Los Angeles Review of Books

2015-06-17

“Liberalism: The Life of an Idea author: Edmund Fawcett publisher: Princeton University Press pub date: 05.04.2014 pp: 488 tags: Politics & Economics Andrew Sabl on Liberalism: The Life of an Idea”

“Fawcett takes liberalism to be primarily a response to change, to the shocks of industrial capitalism and 18th-century revolutions, heralding a new age of flux and uncertainty. Liberalism embraced the insight — both “dream” and “nightmare” — that modern political orders, in the face of such change, could never be static.”

“Thus Fawcett, a learned and polyglot former journalist, has set out to write not a “philosophy” of liberalism, but a “chronicle” of it: a series of dynamic adaptations and compromises. Liberalism retains four core ideas: the inescapability of social conflict; a distrust of power, whether political, social, or economic; faith in human progress; and “respect for people whatever they think and whoever they are.” Tracking those ideas, liberalism consistently seeks an ethical order without divine authority or tradition; an economic order without monopolies and local barriers; an international order of treaties and trade rather than force; and a political order without absolute authorities or unchecked powers.”

“What gives liberalism its variety and variability is not only the need to adapt to constant change but also the tension among these four ideas. Abandon any one of them and you’re no longer fully a liberal. Yet combining and vindicating all of them at once requires intellectual skill and political nerve.”

“Above all, the life of liberalism lay, and still lies, in a vision of conflict “turned to welcome ends in innovation, argument, and exchange.””

“Thus the “exemplary liberals” through whom Fawcett tells his story include Humboldt, Constant, Tocqueville, Mill, Keynes, Hobhouse, Popper, Rawls, and Hayek, and also Lincoln, Gladstone, Clemenceau, Stresemann, Franklin Roosevelt, Beveridge, LBJ, Thatcher, Kohl, and Mitterrand.”

“None of these insights, or a thousand others in this book, is proven.
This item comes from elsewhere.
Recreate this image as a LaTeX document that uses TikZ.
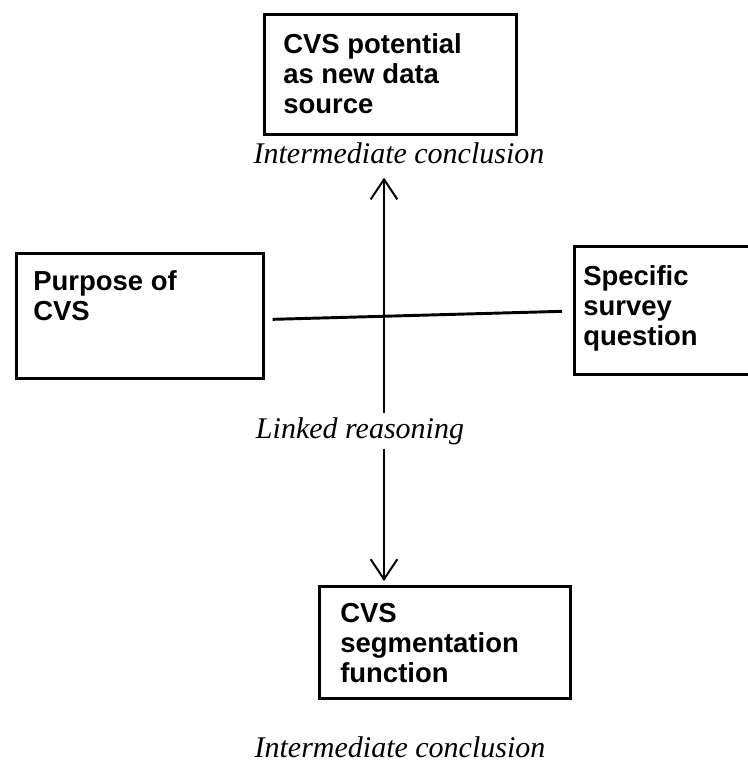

Few could easily be proven — much less disproven, the great liberal Karl Popper’s criterion for possible truth. No doubt detailed argument and historical evidence would show some of them to be confused or even false. Yet the world is much richer for having claims like this in it: the products not of professional scholarship but of reflection, erudition, and wisdom.”

“Wisest of all is the chapter on the compromises that gave us liberal democracy. Fawcett faces unflinchingly what too many of liberalism’s historians and defenders ignore: liberalism was, at its origins, an elite and elitist position. It was cool at best towards democracy and consistently determined to define equality in ways that prevented it from entailing political equality.”

“Fawcett’s conceptual analysis is as fresh as his history. He stresses that what makes liberalism unique is not liberty nor individuality, but a certain way of thinking about both. Regarding individualism, Fawcett describes the distinctive liberal approach as one of “nonintrusion” (personal security and a distinct, inviolable private sphere), “nonexclusion” (a strong and ever-expanding presumption of universal human worth or dignity), and “nonobstruction.” Though he doesn’t stress it, the last may be the most distinctively liberal value of all: “an image of seeds of potential in everyone that might grow and flourish if properly nurtured,” a celebration of “initiative, openness, and originality.” Find someone, Left or Right, who’s made queasy by that list, who suspects it of slighting tradition, religion, or community, and you’ve found someone who’s not very liberal.”

“The postmodern neo-Thomist moral philosopher Alasdair MacIntyre, who has consistently portrayed the Enlightenment as a huge mistake and taken the existence of differing, incompatible, schools of moral thought to be a sign of a “new Dark Ages,” is called by Fawcett a “closet liberal,” albeit one who somehow dislikes “moral individualism” and likes “mental conformity.” Then there is Sartre, whom Fawcett repeatedly calls, along with Orwell and Camus, one of liberalism’s great writers. Sartre was one of history’s most consistent and fervent anti-liberals. He constantly rejected individual judgment, demanding that agents surrender themselves to causes; Fawcett himself notes that “romance with imaginary crowds led him into totalitarian foolishness.” Sartre supposedly qualifies as a liberal on the strength of his dissent from official stances, his fondness for underdogs, and his eccentricity. Here and elsewhere, Fawcett is too quick to confuse a nonconformist soul with a liberal mind.”